**Set problem**
Quote word for word the lines below, beginning with the first and ending with the one that has "import plotly.graph_objects as go". Drop the pictures.

Source code of charts:
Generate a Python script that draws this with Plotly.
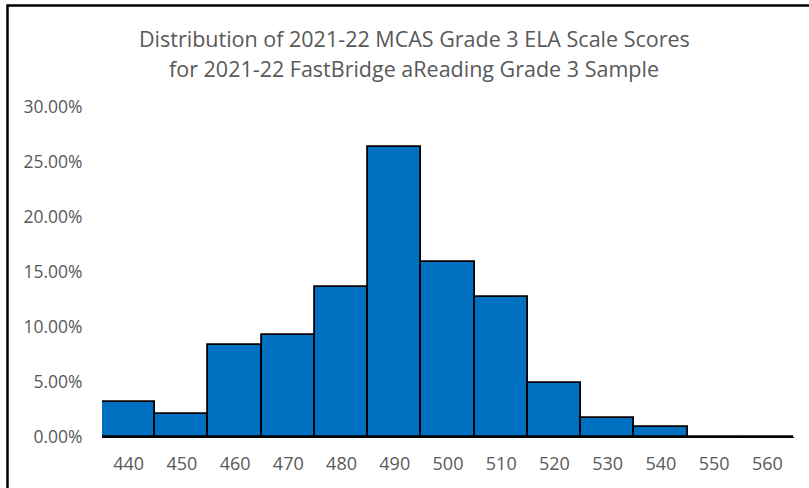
import plotly.graph_objects as go

# Scale score bins and share of students in each bin
scores = ["440", "450", "460", "470", "480", "490", "500", "510", "520", "530", "540", "550", "560"]
pct = [0.032, 0.021, 0.084, 0.093, 0.136, 0.264, 0.159, 0.127, 0.049, 0.017, 0.009, 0.0, 0.0]
y_ticks = [0, 0.05, 0.10, 0.15, 0.20, 0.25, 0.30]
title_lines = [
    "Distribution of 2021-22 MCAS Grade 3 ELA Scale Scores",
    "for 2021-22 FastBridge aReading Grade 3 Sample",
]

W, H = 809, 488
ML, MR, MT, MB = 102, 15, 107, 51
GRAY = "#595959"
FONT = "'Open Sans', 'Liberation Sans', sans-serif"

fig = go.Figure()
fig.add_trace(go.Bar(
    x=scores, y=pct,
    marker=dict(color="#0070C0", line=dict(color="black", width=1.8)),
    hovertemplate="%{x}: %{y:.2%}<extra></extra>",
))

pw, ph = W - ML - MR, H - MT - MB


def px_x(x):
    return (x - ML) / pw


def px_y(y):
    return (H - MB - y) / ph


# outer chart border (only left and top edges fall inside the picture)
fig.add_shape(type="rect", xref="paper", yref="paper",
              x0=px_x(7.5), x1=px_x(W + 20), y0=px_y(H + 20), y1=px_y(5.5),
              line=dict(color="black", width=2.5), fillcolor="rgba(0,0,0,0)", layer="above")

# two-line title
for text, yc in zip(title_lines, [38, 68]):
    fig.add_annotation(text=text, xref="paper", yref="paper",
                       x=px_x(414), y=px_y(yc), xanchor="center", yanchor="middle",
                       showarrow=False, font=dict(size=21.5, color=GRAY, family=FONT))

fig.update_layout(
    width=W, height=H,
    margin=dict(l=ML, r=MR, t=MT, b=MB),
    paper_bgcolor="white", plot_bgcolor="white",
    font=dict(family=FONT, color=GRAY),
    bargap=0,
    showlegend=False,
)
fig.update_xaxes(
    type="category", showline=True, linecolor="black", linewidth=1.2,
    showgrid=False, ticks="outside", ticklen=10, tickcolor="rgba(0,0,0,0)",
    tickfont=dict(size=18, color=GRAY),
)
fig.update_yaxes(
    range=[0, 0.30], tickvals=y_ticks, tickformat=".2%",
    showgrid=False, zeroline=False, showline=False,
    ticks="outside", ticklen=15, tickcolor="rgba(0,0,0,0)",
    tickfont=dict(size=17.5, color=GRAY),
)

fig.write_html("out.html", config={"displayModeBar": False},
               post_script="document.body.style.margin='0';")
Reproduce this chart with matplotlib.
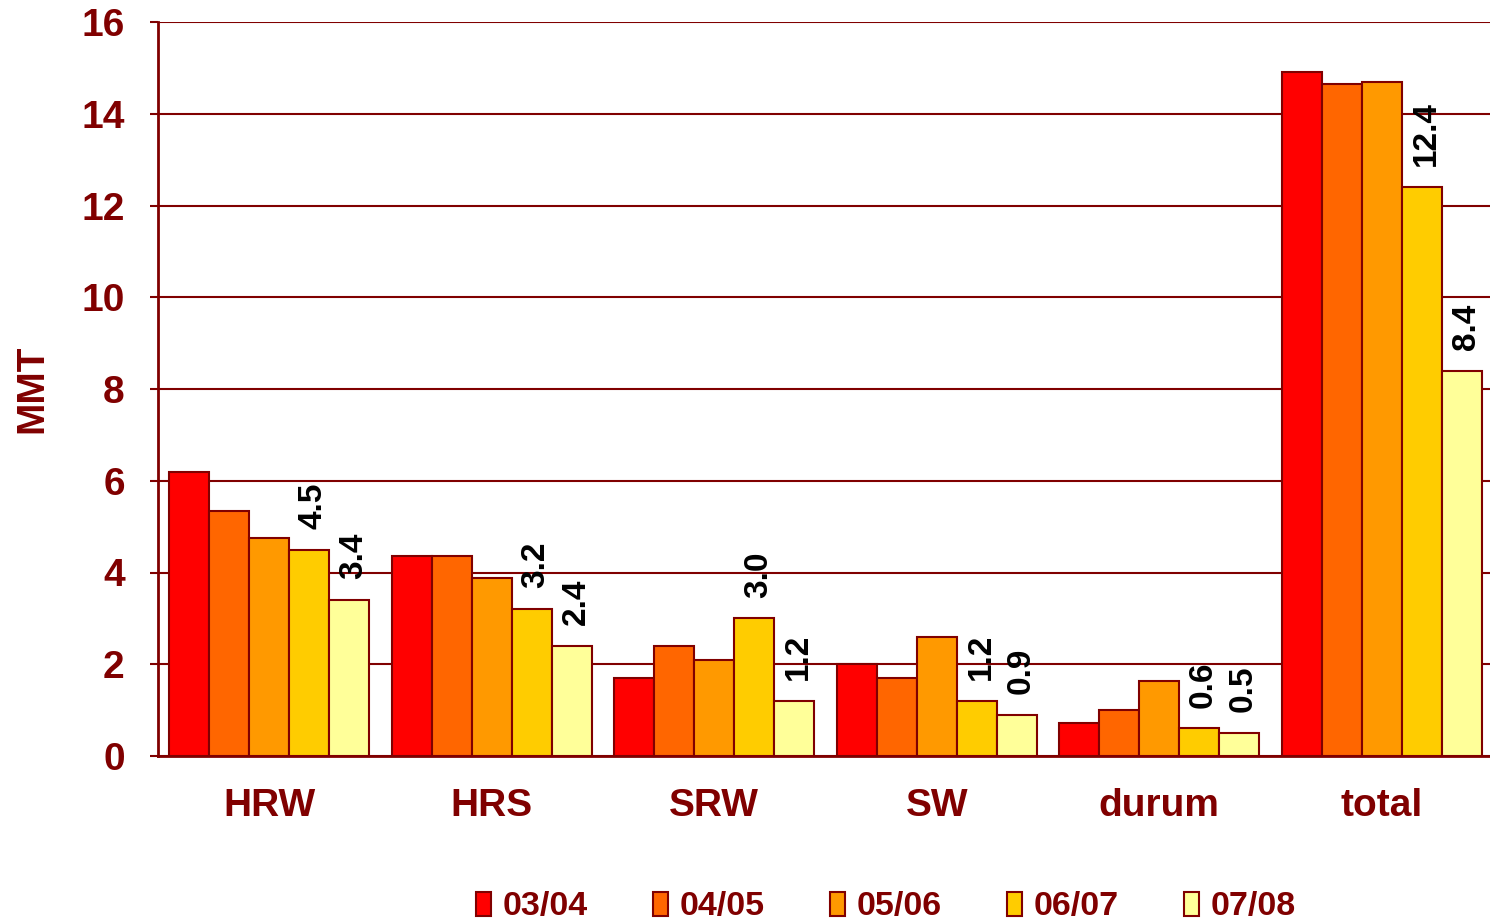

**Task response**
Generate a Python script that draws this with Plotly.
import plotly.graph_objects as go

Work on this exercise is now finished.